Hartley admitted himself that he “was not ready” when he was part of Red Bull’s gruelling programme. After being dropped, it took some time for him to find his feet again, and when he did, did so in a place where many drivers who drop off the F1 radar find a new home – sportscars. After making his way through the ranks in the smaller prototypes, he attracted Porsche. There, he has shown fearsome pace, and has shown vast improvement in every year from 2014 to today. He, alongside Mark Webber and Timo Bernhard, won the World Endurance Championship in 2015, won four times in 2016, and is set to win it again in 2017 with new team-mate Earl Bamber. In addition, Hartley won the 24 Hours of Le Mans for the first time this year.
So, there’s little to question Hartley’s credentials as a racing driver. He gave Helmut Marko a phone call, and he has been given this wonderful opportunity to chase his dream despite it seemingly being eroded at the turn of this decade. There is every chance that Hartley, who is set to be unemployed at the end of the year as Porsche is pulling out of the WEC, could well be racing in F1 in 2018, despite being as old as he is. If it is at Kvyat’s expense, then that’s not necessarily a bad thing for the Russian. Because what it would do is give him a chance to regroup and perhaps put himself on a path not to dissimilar to the one Hartley went on.
At 23, with four years of grand prix racing under his belt, Kvyat is in an unusual position where he is both young and experienced. This experience, some of which with Red Bull remember, would be of colossal value to any team in any category. LMP1, in terms of the awesome hybrid era, is all but dead. However, the expectation is that the privateers will become the main show, even if Toyota turns up and cruises to Le Mans wins and a championship. One of those privateers will be the Russian SMP Racing team.
SMP has a good pedigree in racing, having sponsored drivers and run teams over the past few years. It has Mikhail Aleshin (another former Red Bull junior) testing the new car, and it would not be surprising to see a number of Russian faces in that car for next year. Kvyat, arguably the most famous Russian driver around at the moment, would be a fine asset to that team. For Kvyat, being at a small, private team, might do him more good as the pressure is likely to be less than in the very tricky Red Bull hierarchy. This is not to say that Kvyat should tell Red Bull to “go and do one” and run off to this new programme as such, but shows that there are options away from F1 out there for him.
Time away from F1 in general would do Kvyat good. He needs to rediscover a love for racing, and to start enjoying it again. Maybe then, his performances will return to the sort of level they were in 2015, before the confidence-crushing phase of early 2016, in which he clearly still has not recovered from.
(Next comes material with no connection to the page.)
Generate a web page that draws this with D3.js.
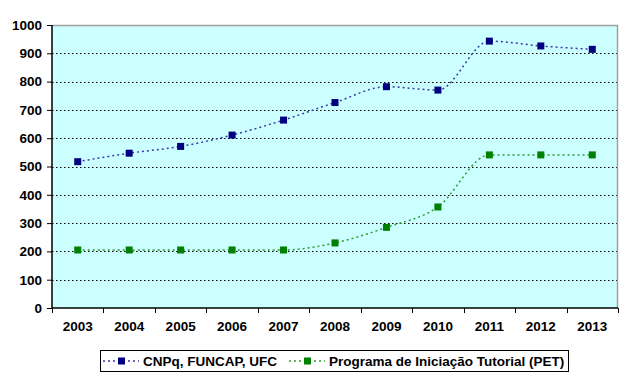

At 23, it’s too early to have decided whether Kvyat will ever be good enough to be a world champion or not. Drivers of that age should not be written off after one or two poor seasons, when they have shown such promise in the past. Yes, Sainz absolutely crushed him, but the outright score hasn’t always reflected the performances. The speed is evidently still there, and the qualifying record between Kvyat and Sainz this year reflected that.
And at his age, Kvyat likely has another 15 years in him at the very least. That is more than enough time to rediscover a love for racing, reinvent himself as a driver and to perhaps come back on the radar of F1 teams once again. He could well thrive in a privateer-dominated LMP1 class, which would raise eyebrows in F1’s paddock. Hartley has proven that it can be done, so he should pay attention to that.